Given a covering map $p\colon\tilde X\to X$, I know that $\pi_n(\tilde X,\tilde x)\cong\pi_n(X,x)$ for $n>1$. I want to generalize this to relative homotopy groups, i.e. given $A\subseteq X$ and $\tilde A=p^{-1}(A)$, I would like to show that $\pi_n(\tilde X,\tilde A,\tilde x)\cong\pi_n(X,A,x)$ for $n>1$. By using the long exact sequence for relative homotopy groups and the five lemma, I can show that the result holds for $n>2$, but the $n=2$ case eludes me. Explicitly, I have two exact sequences:
$\cdots\to\pi_n(A,x)\to\pi_n(X,x)\to\pi_n(X,A,x)\to\pi_{n-1}(A,x)\to\pi_{n-1}(X,x)\to\cdots$
and
$\cdots\to\pi_n(\tilde A,\tilde x)\to\pi_n(\tilde X,\tilde x)\to\pi_n(\tilde X,\tilde A,\tilde x)\to\pi_{n-1}(\tilde A,\tilde x)\to\pi_{n-1}(\tilde X,\tilde x)\to\cdots$
If $n>2$, I can use the five lemma and what I already know about higher homotopy groups for covering spaces to conclude the result. This argument fails for $n=2$ however. Is a separate argument needed for this case? Is the statement even true when $n=2$?
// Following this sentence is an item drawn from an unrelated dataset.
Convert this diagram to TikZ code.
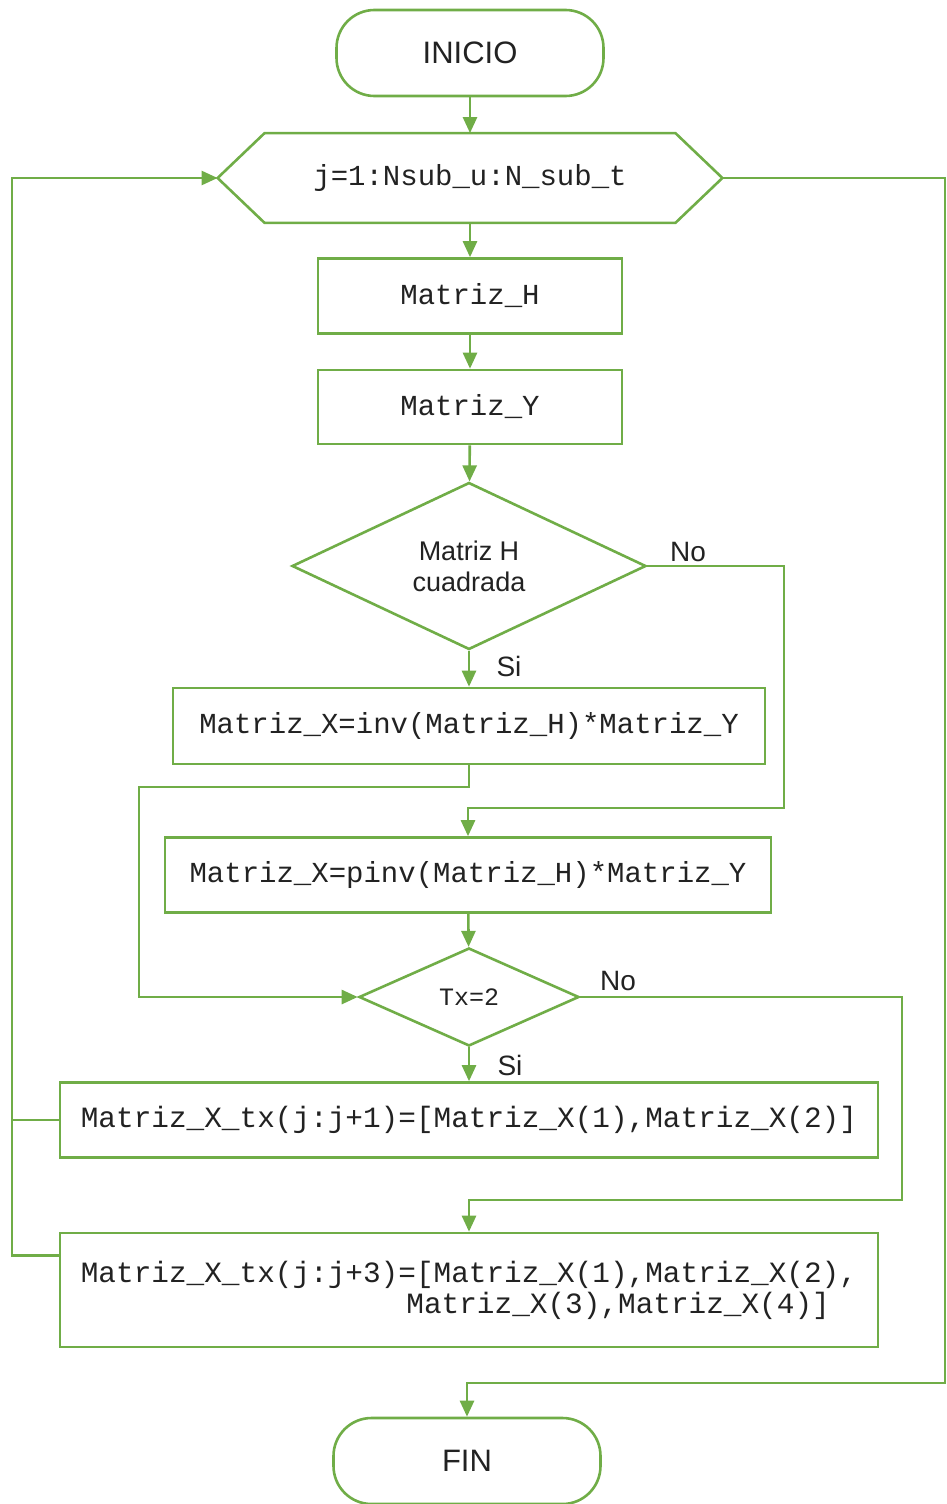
\documentclass[tikz,border=0pt]{standalone}
\usepackage{fontspec}
\setmainfont{Liberation Sans}
\setsansfont{Liberation Sans}
\setmonofont{Liberation Mono}
\usetikzlibrary{arrows.meta,shapes.geometric,calc}
\definecolor{fgreen}{HTML}{70AD47}
\definecolor{ftext}{HTML}{222222}
\tikzset{
  base/.style={draw=fgreen,line width=1.3pt,text=ftext,inner sep=0pt,fill=white},
  term/.style={base,rectangle,rounded corners=19pt,font=\fontsize{15.5}{18}\selectfont},
  proc/.style={base,rectangle,font=\ttfamily\fontsize{14.5}{17}\selectfont},
  dec/.style={base,diamond,font=\fontsize{13.5}{16.5}\selectfont,align=center},
  conn/.style={draw=fgreen,line width=1.3pt},
  arr/.style={conn,-{Triangle[length=8pt,width=7pt]}},
  lbl/.style={text=ftext,font=\fontsize{14}{16}\selectfont,inner sep=0pt}
}
\begin{document}
\begin{tikzpicture}[x=0.5pt,y=-0.5pt]
\useasboundingbox (0,0) rectangle (947,1504);
% nodes
\node[term,minimum width=133.5pt,minimum height=43pt] (inicio) at (470,53) {INICIO};
\node[inner sep=0pt,minimum width=252pt,minimum height=44.5pt,text=ftext,font=\ttfamily\fontsize{14.5}{17}\selectfont] (loop) at (470,178) {j=1:Nsub\_u:N\_sub\_t};
\draw[conn] (loop.west) -- ($(loop.north west)+(47,0)$) -- ($(loop.north east)+(-47,0)$) -- (loop.east) -- ($(loop.south east)+(-47,0)$) -- ($(loop.south west)+(47,0)$) -- cycle;
\node[proc,minimum width=152pt,minimum height=37.5pt] (mh) at (470,296) {Matriz\_H};
\node[proc,minimum width=152pt,minimum height=37pt] (my) at (470,407) {Matriz\_Y};
\node[dec,minimum width=177pt,minimum height=83.5pt] (d1) at (469,566) {Matriz H\\[-1pt]cuadrada};
\node[proc,minimum width=296pt,minimum height=38pt] (inv) at (469,726) {Matriz\_X=inv(Matriz\_H)*Matriz\_Y};
\node[proc,minimum width=303pt,minimum height=37.5pt] (pinv) at (468,875) {Matriz\_X=pinv(Matriz\_H)*Matriz\_Y};
\node[dec,minimum width=110pt,minimum height=49pt,font=\ttfamily\fontsize{12.5}{15}\selectfont] (d2) at (469,997) {Tx=2};
\node[proc,minimum width=409pt,minimum height=37.5pt,font=\ttfamily\fontsize{14.7}{17}\selectfont] (tx1) at (469,1120) {Matriz\_X\_tx(j:j+1)=[Matriz\_X(1),Matriz\_X(2)]};
\node[proc,minimum width=409pt,minimum height=57pt,font=\ttfamily\fontsize{14.7}{15.5}\selectfont,align=left] (tx3) at (469,1290) {Matriz\_X\_tx(j:j+3)=[Matriz\_X(1),Matriz\_X(2),\\\phantom{Matriz\_X\_tx(j:j+3)}\hspace*{4pt}Matriz\_X(3),Matriz\_X(4)]};
\node[term,minimum width=133.5pt,minimum height=43pt] (fin) at (467,1461) {FIN};
% helper coordinates
\coordinate (c1) at (784,808);
\coordinate (c2) at (139,787);
\coordinate (c3) at (902,1200);
\coordinate (c4) at (12,1257);
\coordinate (c5) at (945,1383);
\coordinate (t3w) at ($(tx3.north west)+(0,24)$);
% connectors
\draw[arr] (inicio) -- (loop);
\draw[arr] (loop.south) -- (mh.north);
\draw[arr] (mh) -- (my);
\draw[arr] (my) -- (d1);
\draw[arr] (d1.south) -- (inv.north);
\draw[arr] (d1.east) -| (c1) -| (pinv.north);
\draw[arr] (inv.south) |- (c2) |- (d2.west);
\draw[arr] (pinv) -- (d2);
\draw[arr] (d2.east) -| (c3) -| (tx3.north);
\draw[arr] (d2.south) -- (tx1.north);
\draw[conn] (tx1.west) -- (tx1.west -| c4);
\draw[arr] (t3w) -- (t3w -| c4) |- (loop.west);
\draw[arr] (loop.east) -| (c5) -| (fin.north);
% labels
\node[lbl] (no1) at (688,552) {No};
\node[lbl] (si1) at (509,666) {Si};
\node[lbl] (no2) at (618,981) {No};
\node[lbl] (si2) at (510,1065) {Si};
\end{tikzpicture}
\end{document}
I don't think you should use exact sequences in this case even though they're always very tempting. Better than proving only that the spaces are isomorphic in the abstract, you should use the homotopy lifting property for covering spaces, on maps from $S^n$ to $X$, to prove that the covering map induces an isomorphism on higher homotopy groups. To do this use the fact that $S^n$ is simply connected for $n>1$; Wikipedia summarizes the argument here.